Limitations and Considerations
While the sample population standard deviation is invaluable, it has limitations. It assumes the data is drawn from a normally distributed population, which may not always hold true. In skewed or non-normal distributions, standard deviation might not accurately represent spread. Alternative measures like interquartile range or median absolute deviation could sometimes be more appropriate.
Additionally, the formula's reliance on Bessel’s correction is specifically designed for unbiased variance estimation. Some statistical software defaults to dividing by n, which can lead to underestimating variability in samples, underscoring the importance of understanding the underlying methodology when interpreting software outputs.
Variability in Small Samples
Small sample sizes can exaggerate the variability of the sample standard deviation, making it less stable. This instability can affect subsequent analyses, such as hypothesis tests, which depend on reliable estimates of variability. Hence, increasing sample size is often recommended for more robust statistical conclusions.
Integrating Sample Population Standard Deviation in Statistical Modeling
In predictive modeling and machine learning, understanding variance through sample standard deviation supports feature scaling, anomaly detection, and model evaluation. For instance, features with higher variability might require normalization to prevent bias in algorithms sensitive to scale.
Moreover, in quality control processes, sample standard deviation helps monitor production consistency, signaling when a process might be deviating from expected standards. This application highlights the metric’s practical utility beyond theoretical statistics.
Distinguishing Between Standard Deviation and Standard Error
It is important to differentiate between sample standard deviation and standard error of the mean (SEM). While the former measures variability within the data, the SEM estimates how precisely the sample mean approximates the population mean. SEM is calculated by dividing the sample standard deviation by the square root of the sample size (s/√n). This distinction clarifies the different roles these metrics play in statistical inference.

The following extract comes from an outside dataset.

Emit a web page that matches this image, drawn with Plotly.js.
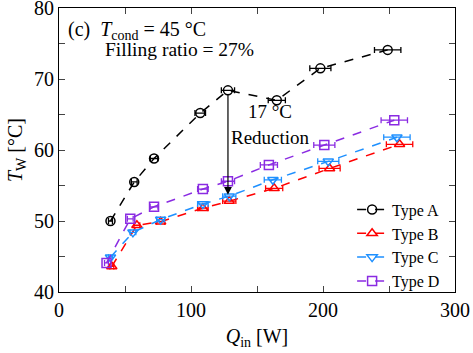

In statistical practice, the sample population standard deviation remains an indispensable tool for quantifying data variability when dealing with samples. Its proper calculation and interpretation enable analysts to draw meaningful conclusions, estimate population characteristics, and make informed decisions across many disciplines. Recognizing its strengths and limitations ensures that this measure is applied appropriately, maintaining the rigor and reliability of statistical analyses.